►

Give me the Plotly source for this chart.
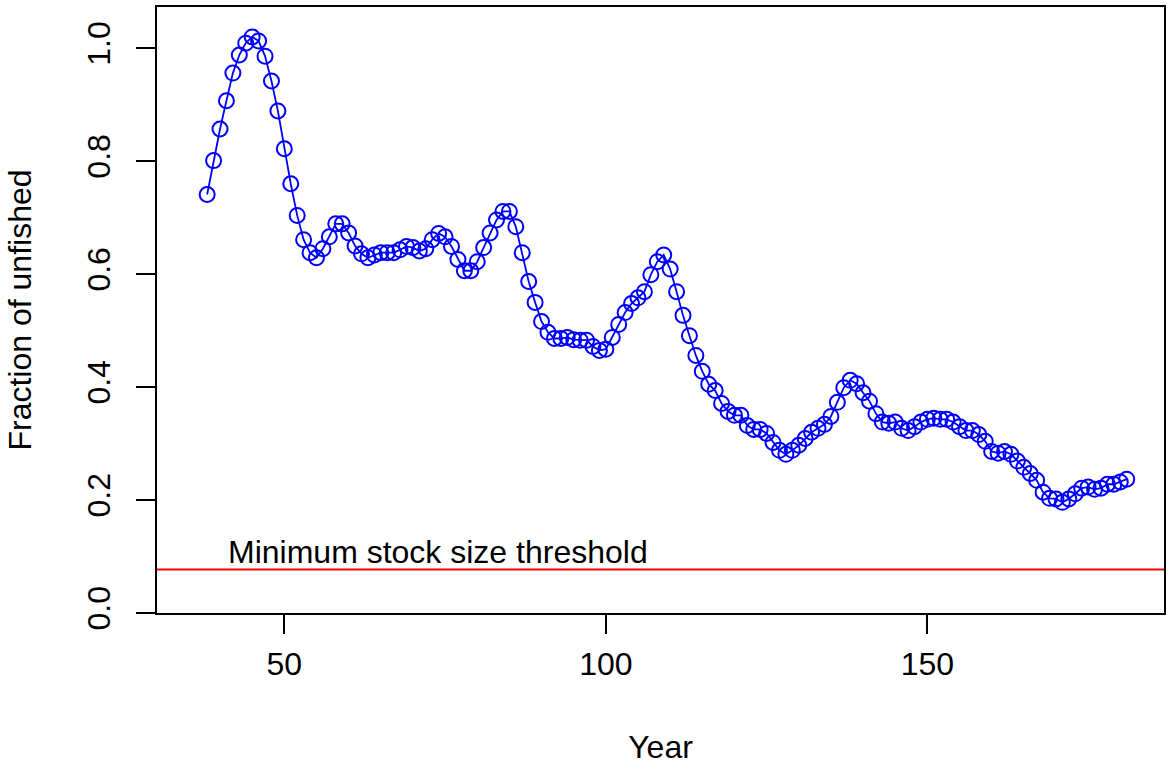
import plotly.graph_objects as go

years = list(range(38, 182))
fraction_unfished = [
    0.741, 0.801, 0.857, 0.907, 0.956, 0.988, 1.009, 1.020, 1.013, 0.986,
    0.942, 0.889, 0.822, 0.760, 0.704, 0.661, 0.638, 0.629, 0.645, 0.666,
    0.689, 0.689, 0.673, 0.650, 0.636, 0.629, 0.634, 0.638, 0.638, 0.638,
    0.643, 0.649, 0.647, 0.641, 0.645, 0.661, 0.672, 0.666, 0.649, 0.626,
    0.606, 0.606, 0.622, 0.647, 0.673, 0.696, 0.711, 0.711, 0.684, 0.638,
    0.587, 0.550, 0.516, 0.497, 0.486, 0.486, 0.488, 0.484, 0.483, 0.483,
    0.472, 0.465, 0.467, 0.488, 0.511, 0.532, 0.548, 0.558, 0.569, 0.599,
    0.622, 0.634, 0.609, 0.569, 0.527, 0.491, 0.456, 0.428, 0.405, 0.394,
    0.371, 0.357, 0.350, 0.350, 0.332, 0.325, 0.325, 0.318, 0.302, 0.288,
    0.281, 0.288, 0.297, 0.309, 0.320, 0.327, 0.334, 0.348, 0.373, 0.399,
    0.412, 0.406, 0.390, 0.375, 0.353, 0.338, 0.336, 0.338, 0.327, 0.323,
    0.330, 0.338, 0.343, 0.345, 0.343, 0.343, 0.338, 0.330, 0.323, 0.323,
    0.316, 0.304, 0.286, 0.283, 0.286, 0.281, 0.269, 0.258, 0.247, 0.235,
    0.214, 0.203, 0.202, 0.196, 0.202, 0.211, 0.221, 0.223, 0.219, 0.221,
    0.228, 0.228, 0.232, 0.237,
]
threshold = 0.077
threshold_label = "Minimum stock size threshold"
label_year = 41.0
x_ticks = [50, 100, 150]
y_ticks = [0.0, 0.2, 0.4, 0.6, 0.8, 1.0]
y_tick_text = ["0.0", "0.2", "0.4", "0.6", "0.8", "1.0"]

FONT = "Liberation Sans, Arial, sans-serif"
FS = 32

fig = go.Figure()
fig.add_trace(go.Scatter(
    x=years, y=fraction_unfished, mode="lines+markers",
    line=dict(color="#0000FF", width=1.8),
    marker=dict(symbol="circle-open", size=15, color="#0000FF",
                line=dict(width=2, color="#0000FF")),
    showlegend=False, hoverinfo="x+y",
))
fig.add_shape(type="line", xref="paper", x0=0, x1=1, yref="y",
              y0=threshold, y1=threshold,
              line=dict(color="#FF0000", width=1.8))
fig.add_annotation(x=label_year, y=threshold, xref="x", yref="y",
                   text=threshold_label, showarrow=False,
                   xanchor="left", yanchor="bottom", yshift=-2,
                   font=dict(family=FONT, size=FS, color="black"))

fig.update_layout(
    width=1170, height=765,
    margin=dict(l=157, r=4, t=7, b=151),
    paper_bgcolor="white", plot_bgcolor="white",
    font=dict(family=FONT, size=FS, color="black"),
    xaxis=dict(
        range=[30.2, 186.8], tickvals=x_ticks, ticks="outside", ticklen=19,
        tickwidth=1.5, tickcolor="black", showline=True, mirror=True,
        linecolor="black", linewidth=1.5, showgrid=False, zeroline=False,
        tickfont=dict(family=FONT, size=FS), ticklabelstandoff=3,
        title=dict(text="Year", font=dict(family=FONT, size=FS), standoff=56),
    ),
    yaxis=dict(
        range=[0, 1.073], tickvals=y_ticks, ticktext=y_tick_text,
        ticks="outside", ticklen=19, tickwidth=1.5, tickcolor="black",
        showline=True, mirror=True, linecolor="black", linewidth=1.5,
        showgrid=False, zeroline=False, tickangle=-90,
        tickfont=dict(family=FONT, size=FS), ticklabelstandoff=13,
        title=dict(text="Fraction of unfished", font=dict(family=FONT, size=FS),
                   standoff=40),
    ),
)

fig.write_html("out.html",
               config={"displayModeBar": False},
               post_script="document.body.style.margin='0';document.body.style.overflow='hidden';")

◄

▶ _Given task_:
Give the material again exactly as it is, but keep the pictures out.

▶ _Solution_:
Give me the Plotly source for this chart.
import plotly.graph_objects as go

years = list(range(38, 182))
fraction_unfished = [
    0.741, 0.801, 0.857, 0.907, 0.956, 0.988, 1.009, 1.020, 1.013, 0.986,
    0.942, 0.889, 0.822, 0.760, 0.704, 0.661, 0.638, 0.629, 0.645, 0.666,
    0.689, 0.689, 0.673, 0.650, 0.636, 0.629, 0.634, 0.638, 0.638, 0.638,
    0.643, 0.649, 0.647, 0.641, 0.645, 0.661, 0.672, 0.666, 0.649, 0.626,
    0.606, 0.606, 0.622, 0.647, 0.673, 0.696, 0.711, 0.711, 0.684, 0.638,
    0.587, 0.550, 0.516, 0.497, 0.486, 0.486, 0.488, 0.484, 0.483, 0.483,
    0.472, 0.465, 0.467, 0.488, 0.511, 0.532, 0.548, 0.558, 0.569, 0.599,
    0.622, 0.634, 0.609, 0.569, 0.527, 0.491, 0.456, 0.428, 0.405, 0.394,
    0.371, 0.357, 0.350, 0.350, 0.332, 0.325, 0.325, 0.318, 0.302, 0.288,
    0.281, 0.288, 0.297, 0.309, 0.320, 0.327, 0.334, 0.348, 0.373, 0.399,
    0.412, 0.406, 0.390, 0.375, 0.353, 0.338, 0.336, 0.338, 0.327, 0.323,
    0.330, 0.338, 0.343, 0.345, 0.343, 0.343, 0.338, 0.330, 0.323, 0.323,
    0.316, 0.304, 0.286, 0.283, 0.286, 0.281, 0.269, 0.258, 0.247, 0.235,
    0.214, 0.203, 0.202, 0.196, 0.202, 0.211, 0.221, 0.223, 0.219, 0.221,
    0.228, 0.228, 0.232, 0.237,
]
threshold = 0.077
threshold_label = "Minimum stock size threshold"
label_year = 41.0
x_ticks = [50, 100, 150]
y_ticks = [0.0, 0.2, 0.4, 0.6, 0.8, 1.0]
y_tick_text = ["0.0", "0.2", "0.4", "0.6", "0.8", "1.0"]

FONT = "Liberation Sans, Arial, sans-serif"
FS = 32

fig = go.Figure()
fig.add_trace(go.Scatter(
    x=years, y=fraction_unfished, mode="lines+markers",
    line=dict(color="#0000FF", width=1.8),
    marker=dict(symbol="circle-open", size=15, color="#0000FF",
                line=dict(width=2, color="#0000FF")),
    showlegend=False, hoverinfo="x+y",
))
fig.add_shape(type="line", xref="paper", x0=0, x1=1, yref="y",
              y0=threshold, y1=threshold,
              line=dict(color="#FF0000", width=1.8))
fig.add_annotation(x=label_year, y=threshold, xref="x", yref="y",
                   text=threshold_label, showarrow=False,
                   xanchor="left", yanchor="bottom", yshift=-2,
                   font=dict(family=FONT, size=FS, color="black"))

fig.update_layout(
    width=1170, height=765,
    margin=dict(l=157, r=4, t=7, b=151),
    paper_bgcolor="white", plot_bgcolor="white",
    font=dict(family=FONT, size=FS, color="black"),
    xaxis=dict(
        range=[30.2, 186.8], tickvals=x_ticks, ticks="outside", ticklen=19,
        tickwidth=1.5, tickcolor="black", showline=True, mirror=True,
        linecolor="black", linewidth=1.5, showgrid=False, zeroline=False,
        tickfont=dict(family=FONT, size=FS), ticklabelstandoff=3,
        title=dict(text="Year", font=dict(family=FONT, size=FS), standoff=56),
    ),
    yaxis=dict(
        range=[0, 1.073], tickvals=y_ticks, ticktext=y_tick_text,
        ticks="outside", ticklen=19, tickwidth=1.5, tickcolor="black",
        showline=True, mirror=True, linecolor="black", linewidth=1.5,
        showgrid=False, zeroline=False, tickangle=-90,
        tickfont=dict(family=FONT, size=FS), ticklabelstandoff=13,
        title=dict(text="Fraction of unfished", font=dict(family=FONT, size=FS),
                   standoff=40),
    ),
)

fig.write_html("out.html",
               config={"displayModeBar": False},
               post_script="document.body.style.margin='0';document.body.style.overflow='hidden';")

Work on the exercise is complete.